The B-1 is the backbone of America's long-range bomber force providing massive
and rapid delivery of precision and non-precision weapons against any potential
adversary anywhere around the globe on short notice. It's blended wing/body
configuration, along with variable-geometry design and turbofan engines, combine
to provide greater range and high speed with enhanced survivability.
The ongoing Conventional Mission Upgrade Program is significantly enhancing
the B-1B's capability. This gives the B-1B greater lethality and survivability
through the integration of precision and standoff weapons and a robust
electronic countermeasures suite. The upgrade program includes GPS receivers a
MIL-STD-1760 weapon interface enabling Joint Direct Attack Munitions and other
weapons, secure radios, and improved computers to support new precision and
near-precision weapons such as the wind-corrected munitions dispenser, the joint
standoff Weapon, the joint air-to-surface standoff missile.
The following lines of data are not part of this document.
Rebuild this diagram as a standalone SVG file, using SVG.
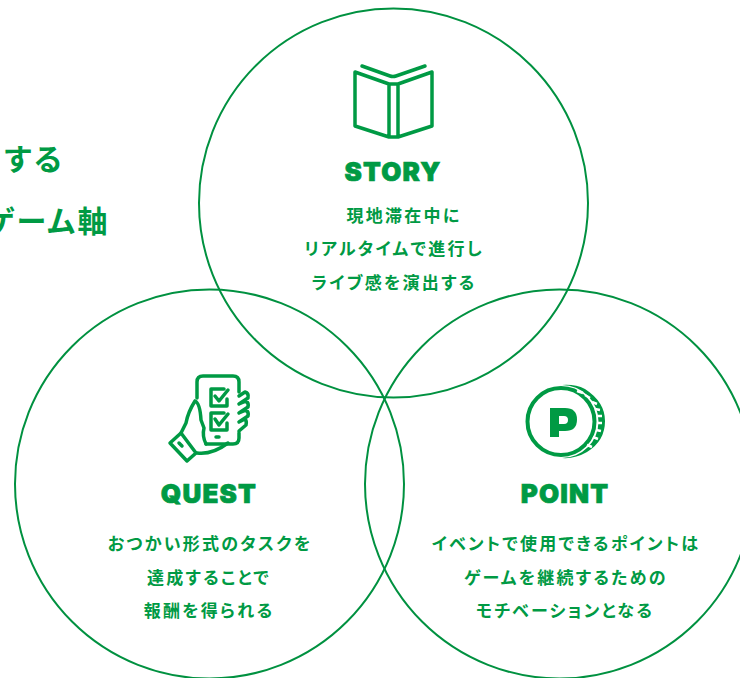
<svg xmlns="http://www.w3.org/2000/svg" width="740" height="678" viewBox="0 0 740 678">
<style>
.c{fill:none;stroke:#009140;stroke-width:2}
.i{fill:none;stroke:#009a44;stroke-width:3.5;stroke-linejoin:round;stroke-linecap:round}
.h{font-family:"Inter","Liberation Sans",sans-serif;font-weight:900;font-size:26px;fill:#009a44;stroke:#009a44;stroke-width:.7;text-anchor:middle;letter-spacing:1.2px}
.b{font-family:"Noto Sans CJK JP","Noto Sans",sans-serif;font-weight:700;font-size:17px;letter-spacing:2.25px;fill:#009a44;text-anchor:middle;font-feature-settings:"palt"}
.t{font-family:"Noto Sans CJK JP","Noto Sans",sans-serif;font-weight:700;font-size:30px;letter-spacing:2.5px;fill:#009a44;text-anchor:end;font-feature-settings:"palt"}
</style>
<rect width="740" height="678" fill="#fff"/>
<g id="intro"><text class="t" x="64" y="170">する</text><text class="t" x="110" y="232">ゲーム軸</text></g>
<g id="connectors"></g>
<g id="story">
<circle class="c" cx="393.5" cy="203" r="194.5"/>
<path class="i" d="M362 66 L390 76 Q393 77 396 76 L425 66"/>
<path class="i" d="M355 72 L389 84 H398 L432 72 V126 L398 137 H389 L355 126 Z M389 84 V137 M398 84 V137"/>
<text class="h" x="393" y="180.500">STORY</text>
<text class="b" x="404" y="222">現地滞在中に</text>
<text class="b" x="394" y="255">リアルタイムで進行し</text>
<text class="b" x="394" y="289">ライブ感を演出する</text>
</g>
<g id="quest">
<circle class="c" cx="209.500" cy="484" r="194.5"/>
<path class="i" d="M197 398 V382 Q197 376 203 376 H233 Q239 376 239 382 V392 M239 433 V438 Q239 444 233 444 H206"/>
<path class="i" d="M224 389 H211 V406 H227 V399 M215 396 L219 401 L228 390"/>
<path class="i" d="M224 413 H211 V430 H227 V423 M215 419 L219 425 L228 414"/>
<path class="i" d="M216 437 H219"/>
<path class="i" d="M195 401 Q188 412 186 423 L181 433 M195 401 Q200 403 201 420 L204 428 Q202 436 206 444 M197 453 Q212 455 228 443"/>
<path class="i" d="M170 443 L181 433 L196 453 L187 461 Z M179 443 L182 446"/>
<path class="i" d="M239 396 L245 392 Q249 393 248 398 L239 404 M239 404 L246 401 Q249 403 248 407 L239 413 M239 413 L246 410 Q249 412 248 416 L239 422 M239 422 L245 419 Q247 421 246 425 L239 431"/>
<text class="h" x="209" y="502.500">QUEST</text>
<text class="b" x="210" y="550">おつかい形式のタスクを</text>
<text class="b" x="209" y="584">達成することで</text>
<text class="b" x="209" y="617">報酬を得られる</text>
</g>
<g id="point">
<circle class="c" cx="559.5" cy="484" r="194.5"/>
<path fill="#009a44" d="M562 385 Q575 384 585 389 Q605 402 605 421 Q605 441 587 452 Q575 459 562 458 A36.5 36.5 0 0 0 562 385 Z"/>
<circle cx="561" cy="421.5" r="33.5" fill="#fff" stroke="#009a44" stroke-width="4"/>
<path d="M577 391 L583 393 M585 395 L590 398 M592 402 L597 404 M595 409 L600 410 M597 416 L602 416 M597 423 L602 423 M596 430 L601 431 M593 437 L598 439 M587 445 L592 447" fill="none" stroke="#fff" stroke-width="2.5"/>
<path fill-rule="evenodd" fill="#009a44" d="M550 408 H565 Q577 408 577 419.5 Q577 431 565 431 H559 V437 H550 Z M559 416 V424 H564 Q568 424 568 420 Q568 416 564 416 Z"/>
<text class="h" x="565" y="502.500">POINT</text>
<text class="b" x="566" y="550">イベントで使用できるポイントは</text>
<text class="b" x="566" y="584">ゲームを継続するための</text>
<text class="b" x="565" y="617">モチベーションとなる</text>
</g>
</svg>
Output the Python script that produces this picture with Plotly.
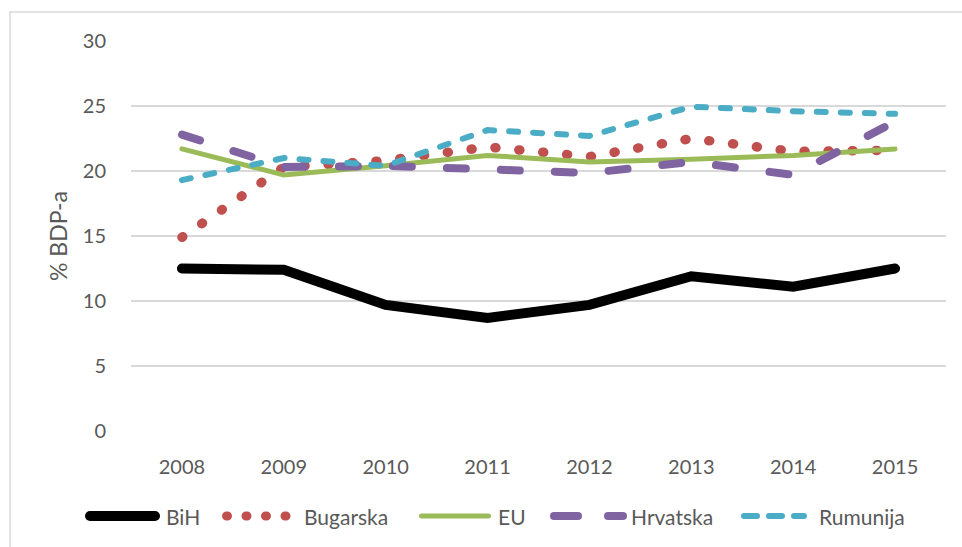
import plotly.graph_objects as go

years = ["2008", "2009", "2010", "2011", "2012", "2013", "2014", "2015"]
bih = [12.5, 12.4, 9.7, 8.7, 9.7, 11.9, 11.1, 12.5]
bugarska = [14.9, 20.3, 20.8, 21.85, 21.1, 22.5, 21.5, 21.6]
eu = [21.7, 19.7, 20.4, 21.2, 20.7, 20.9, 21.2, 21.7]
hrvatska = [22.8, 20.3, 20.4, 20.1, 19.85, 20.7, 19.7, 23.8]
rumunija = [19.3, 21.0, 20.4, 23.15, 22.7, 24.95, 24.6, 24.4]
y_ticks = [0, 5, 10, 15, 20, 25, 30]
series_names = ["BiH", "Bugarska", "EU", "Hrvatska", "Rumunija"]

FONT = "Lato"
TXT = "#595959"

styles = {
    "BiH": dict(color="#000000", width=10),
    "Bugarska": dict(color="#C0504D", width=9.5, dash="1px,23px"),
    "EU": dict(color="#9BBB59", width=5),
    "Hrvatska": dict(color="#8064A2", width=8, dash="19px,35px"),
    "Rumunija": dict(color="#4BACC6", width=6, dash="9px,15px"),
}
values = {"BiH": bih, "Bugarska": bugarska, "EU": eu, "Hrvatska": hrvatska, "Rumunija": rumunija}

fig = go.Figure()
for n in series_names:
    fig.add_trace(go.Scatter(x=years, y=values[n], name=n, mode="lines",
                             line=styles[n], showlegend=False))

L, R, T, B = 131, 946, 41, 431
W, H = 962, 547

def px_x(p):
    return (p - L) / (R - L)

def px_y(p):
    return (B - p) / (B - T)

# custom legend (Excel-like long samples)
LEG_Y = 516
legend_layout = {
    "BiH": (90, 155, 164, dict(color="#000000", width=10)),
    "Bugarska": (226.5, 286, 302, dict(color="#C0504D", width=9, dash="1px,18.5px")),
    "EU": (421.5, 488.5, 496, dict(color="#9BBB59", width=5)),
    "Hrvatska": (554, 623, 629, dict(color="#8064A2", width=8, dash="24px,30px")),
    "Rumunija": (744, 804, 817, dict(color="#4BACC6", width=6, dash="13px,12px")),
}

shapes = [
    dict(type="line", xref="paper", yref="paper", x0=px_x(10), x1=px_x(962),
         y0=px_y(12), y1=px_y(12), line=dict(color="#D9D9D9", width=1.5)),
    dict(type="line", xref="paper", yref="paper", x0=px_x(10), x1=px_x(10),
         y0=px_y(12), y1=px_y(547), line=dict(color="#D9D9D9", width=1.5)),
]
annotations = []
for n in series_names:
    x0, x1, tx, ln = legend_layout[n]
    shapes.append(dict(type="line", xref="paper", yref="paper", x0=px_x(x0), x1=px_x(x1),
                       y0=px_y(LEG_Y), y1=px_y(LEG_Y), line=ln))
    annotations.append(dict(text=n, xref="paper", yref="paper", x=px_x(tx), y=px_y(LEG_Y),
                            xanchor="left", yanchor="middle", showarrow=False,
                            font=dict(family=FONT, size=21, color=TXT)))

fig.update_layout(
    width=W, height=H,
    margin=dict(l=L, r=W - R, t=T, b=H - B, pad=0),
    paper_bgcolor="white", plot_bgcolor="white",
    font=dict(family=FONT, size=20, color=TXT),
    showlegend=False,
    xaxis=dict(type="category", range=[-0.5, 7.5], showgrid=False, zeroline=False,
               showline=False, ticks="outside", ticklen=18, tickcolor="rgba(0,0,0,0)",
               tickfont=dict(family=FONT, size=20, color=TXT)),
    yaxis=dict(range=[0, 30], tickvals=y_ticks, showgrid=True, gridcolor="#D9D9D9",
               gridwidth=1.5, zeroline=False, showline=False, ticks="outside",
               ticklen=20, tickcolor="rgba(0,0,0,0)",
               tickfont=dict(family=FONT, size=20, color=TXT),
               title=dict(text="% BDP-a", font=dict(family=FONT, size=23, color=TXT),
                          standoff=8)),
    shapes=shapes,
    annotations=annotations,
)

post = """
document.body.style.margin = '0';
var gd = document.getElementById('{plot_id}');
function rc(){ gd.querySelectorAll('path.js-line, .shapelayer path').forEach(function(p){ p.style.strokeLinecap='round'; }); }
rc(); gd.on('plotly_afterplot', rc);
"""
fig.write_html("out.html", post_script=post, config={"displayModeBar": False})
The B-1A model of the new long-range multi-role bomber never went into
production. USAF acquired four prototype flight test models in the 1970s, but
the program was canceled in 1977. Flight test of the four B-1A models continued
through 1981. The B-1B is the improved variant initiated by the Reagan
administration in 1981. The first production model flew in October 1984, and the
first B-1B was delivered to Dyess Air Force Base, Texas, in June 1985, with
initial operational capability on Oct. 1, 1986. The final B-1B was delivered May
2, 1988. The B-1B holds several world records for speed, payload and distance.
The National Aeronautic Association recognized the B-1B for completing one of
the 10 most memorable record flights for 1994. The B-1B was first used in
combat in support of operations against Iraq during Operation Desert Fox in
December 1998. B-1s have been subsequently used in Operation Allied Force.